GeorgeBMac 8 Years · 11421 comments

Nah!   The article missed the mark.   Yeh, it's the mantra of many.   But it missed the mark.
It attributed Apple's ease in introducing new products to either or both of two things:
1)  Blind, rabid fans who eat up anything Apple barfs up.
2)  Marketing expertise.

While both of those ARE TRUE, I would say it is neither!

Rather I would say it is Apple's reputation and people's confidence that they will get what they want and need.  Neither of those are false or glitzy like the fanboy or marketing explanation of the article.  Instead, they are hard won by years or hard work to produce solid, quality products that enrich people's faith and belief in Apple.  In short:  Quality Products backed by a Quality Organization.

I think a great analogy is a truism from the 90's:
"Nobody ever got fired for buying IBM"
That wasn't because of marketing or false belief.  It was because everybody knew IBM created quality products that did the job and, if there was problem, IBM was standing right there behind the product making it right and insuring the customer's needs were met.

Sure, in both cases (IBM and Apple) the products were supposedly overpriced and underpowered.   But what the critics ignored was that you got quality products backed by a quality organization.

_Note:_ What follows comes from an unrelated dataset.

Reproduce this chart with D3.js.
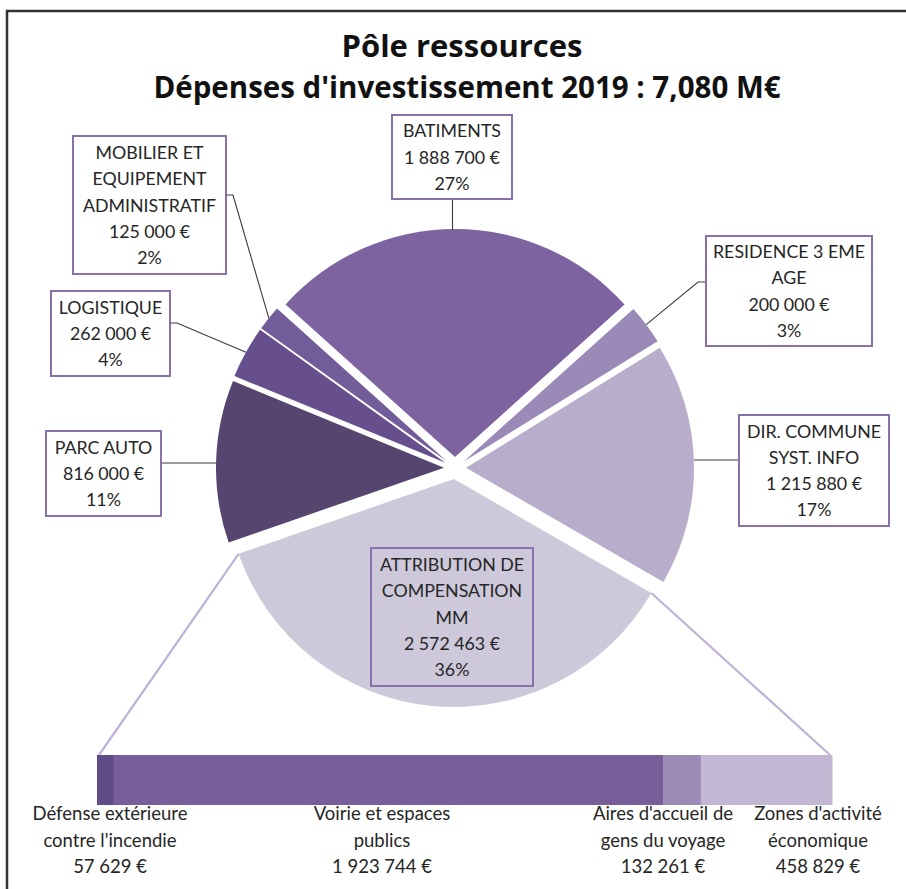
<!DOCTYPE html>
<html>
<head>
<meta charset="utf-8">
<script src="https://cdn.jsdelivr.net/npm/d3@7"></script>
<style>
  html, body { margin: 0; padding: 0; background: #fff; }
  svg { display: block; }
  text { font-family: Lato, "Open Sans", "Liberation Sans", sans-serif; fill: #262626; }
  text.title { font-family: "Open Sans", Lato, sans-serif; }
</style>
</head>
<body>
<svg id="chart" width="906" height="889"></svg>
<script>
// ---- data ----
const title1 = "Pôle ressources";
const title2 = "Dépenses d'investissement 2019 : 7,080 M€";

const pieCategories = [
  ["BATIMENTS"],
  ["RESIDENCE 3 EME", "AGE"],
  ["DIR. COMMUNE", "SYST. INFO"],
  ["ATTRIBUTION DE", "COMPENSATION", "MM"],
  ["PARC AUTO"],
  ["LOGISTIQUE"],
  ["MOBILIER ET", "EQUIPEMENT", "ADMINISTRATIF"]
];
const pieValues = [1888700, 200000, 1215880, 2572463, 816000, 262000, 125000];
const piePercentLabels = ["27%", "3%", "17%", "36%", "11%", "4%", "2%"];

const barCategories = [
  ["Défense extérieure", "contre l'incendie"],
  ["Voirie et espaces", "publics"],
  ["Aires d'accueil de", "gens du voyage"],
  ["Zones d'activité", "économique"]
];
const barValues = [57629, 1923744, 132261, 458829];

// ---- styles / layout ----
const pieColors = ["#7d63a0", "#9b8ab8", "#b8aecb", "#cdc8da", "#55456f", "#664f8c", "#735c9a"];
const barColors = ["#5f4b86", "#775e98", "#9c8bb6", "#c2b8d3"];
const boxStroke = "#8671ad";

const W = 906, H = 889;
const cx = 455, cy = 468, R = 228, explode = 11;
const startDeg = -48;
const explodedIndex = 3;

// label boxes: x, y, w, h, leader anchor side
const boxes = [
  {x: 392, y: 115, w: 120, h: 84, anchor: "bottom"},
  {x: 706, y: 236, w: 166, h: 110, anchor: "left", ay: 282},
  {x: 739, y: 415, w: 150, h: 111, anchor: "left", ay: 460},
  {x: 371, y: 548, w: 162, h: 138, anchor: null},
  {x: 46, y: 431, w: 115, h: 85, anchor: "right", ay: 463},
  {x: 51, y: 291, w: 119, h: 85, anchor: "right", ay: 323},
  {x: 73, y: 136, w: 153, h: 138, anchor: "right", ay: 195}
];

const fr = d3.formatLocale({decimal: ",", thousands: "\u202f", grouping: [3], currency: ["", "\u00a0€"]});
const fmtEuro = v => fr.format(",d")(v) + "\u00a0€";

const svg = d3.select("#chart");
svg.append("rect").attr("width", W).attr("height", H).attr("fill", "#fff");
// outer frame
svg.append("rect").attr("x", 7).attr("y", 11).attr("width", 1000).attr("height", 1000)
  .attr("fill", "none").attr("stroke", "#333").attr("stroke-width", 2.5);

// titles
svg.append("text").attr("class", "title").attr("x", 462).attr("y", 57).attr("text-anchor", "middle")
  .attr("font-size", 31).attr("font-weight", "bold").style("fill", "#111").text(title1);
svg.append("text").attr("class", "title").attr("x", 467).attr("y", 98).attr("text-anchor", "middle")
  .attr("font-size", 29.5).attr("font-weight", "bold").style("fill", "#111").text(title2);

// ---- pie ----
const pie = d3.pie().sort(null)
  .startAngle(startDeg * Math.PI / 180)
  .endAngle((startDeg + 360) * Math.PI / 180);
const arcs = pie(pieValues);
const arcGen = d3.arc().innerRadius(0).outerRadius(R);

function offsetOf(a) {
  const m = (a.startAngle + a.endAngle) / 2;
  return [explode * Math.sin(m), -explode * Math.cos(m)];
}
function outerPoint(a, ang) {
  const m = ang === undefined ? (a.startAngle + a.endAngle) / 2 : ang;
  const o = offsetOf(a);
  return [cx + o[0] + R * Math.sin(m), cy + o[1] - R * Math.cos(m)];
}

const gPie = svg.append("g");
gPie.selectAll("path").data(arcs).join("path")
  .attr("transform", d => { const o = offsetOf(d); return `translate(${cx + o[0]},${cy + o[1]})`; })
  .attr("d", arcGen)
  .attr("fill", (d, i) => pieColors[i]);

// ---- bar of pie ----
const barX0 = 97, barX1 = 832, barY = 755, barH = 50;
const barTotal = d3.sum(barValues);
const xBar = d3.scaleLinear().domain([0, barTotal]).range([barX0, barX1]);
const cum = d3.cumsum([0, ...barValues]);

// connector lines
const ea = arcs[explodedIndex];
const pL = outerPoint(ea, ea.endAngle);
const pR = outerPoint(ea, ea.startAngle);
svg.append("line").attr("x1", pL[0]).attr("y1", pL[1]).attr("x2", barX0 + 2).attr("y2", barY)
  .attr("stroke", "#bfb2d5").attr("stroke-width", 2.2);
svg.append("line").attr("x1", pR[0]).attr("y1", pR[1]).attr("x2", barX1 - 2).attr("y2", barY)
  .attr("stroke", "#bfb2d5").attr("stroke-width", 2.2);

svg.append("g").selectAll("rect").data(barValues).join("rect")
  .attr("x", (d, i) => xBar(cum[i]))
  .attr("width", (d, i) => xBar(cum[i + 1]) - xBar(cum[i]) + 0.5)
  .attr("y", barY).attr("height", barH)
  .attr("fill", (d, i) => barColors[i]);

// bar labels
const barLabelX = [110, 382, 663, 818];
barCategories.forEach((lines, i) => {
  const t = svg.append("text").attr("text-anchor", "middle").attr("font-size", 18.5);
  [...lines, fmtEuro(barValues[i])].forEach((s, k) => {
    t.append("tspan").attr("x", barLabelX[i]).attr("y", 820 + k * 26.5).text(s);
  });
});

// ---- pie labels ----
const gLab = svg.append("g");
arcs.forEach((a, i) => {
  const b = boxes[i];
  const p = outerPoint(a);
  if (b.anchor) {
    let pts;
    if (b.anchor === "bottom") pts = [[b.x + b.w / 2 + 0.5, b.y + b.h], [b.x + b.w / 2 + 0.5, p[1] + 1]];
    else if (b.anchor === "left") pts = [[b.x, b.ay], [b.x - 8, b.ay], p];
    else pts = [[b.x + b.w, b.ay], [b.x + b.w + 7, b.ay], p];
    if (i === 4 || i === 2) pts = [[b.anchor === "left" ? b.x : b.x + b.w, b.ay], [p[0], b.ay]];
    gLab.append("path").attr("d", d3.line()(pts)).attr("fill", "none")
      .attr("stroke", "#3a3a3a").attr("stroke-width", 1.1);
  }
  gLab.append("rect").attr("x", b.x).attr("y", b.y).attr("width", b.w).attr("height", b.h)
    .attr("fill", i === explodedIndex ? "none" : "#fff")
    .attr("stroke", boxStroke).attr("stroke-width", 2);
  const lines = [...pieCategories[i], fmtEuro(pieValues[i]), piePercentLabels[i]];
  const lh = 26.3;
  const top = b.y + b.h / 2 - (lines.length * lh) / 2;
  const t = gLab.append("text").attr("text-anchor", "middle").attr("font-size", 17.8);
  lines.forEach((s, k) => {
    t.append("tspan").attr("x", b.x + b.w / 2).attr("y", top + lh * k + lh / 2 + 6.5).text(s);
  });
});
</script>
</body>
</html>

In the long run:   Reputation (good or bad) always trumps marketing -- and fanboys are only fans until they aren't.

After thought:  If you look ONLY at either Apple or IBM hardware, it is easy and logical to come to the conclusion discussed in this article.  But, both Apple and IBM are/were much more than that.   They provided a complete package solution that is hard to describe and is usually missed in media reviews.   In other words:  their "product" cannot be boiled down into a chunk of hardware.  It is far more than that.

racerhomie3 7 Years · 1264 comments

Calling customers , viewers & voters stupid is some of the weakest arguments used  by the media.

kevin kee 10 Years · 1289 comments

So true. I might be a fan, but I am neither blind nor stupid.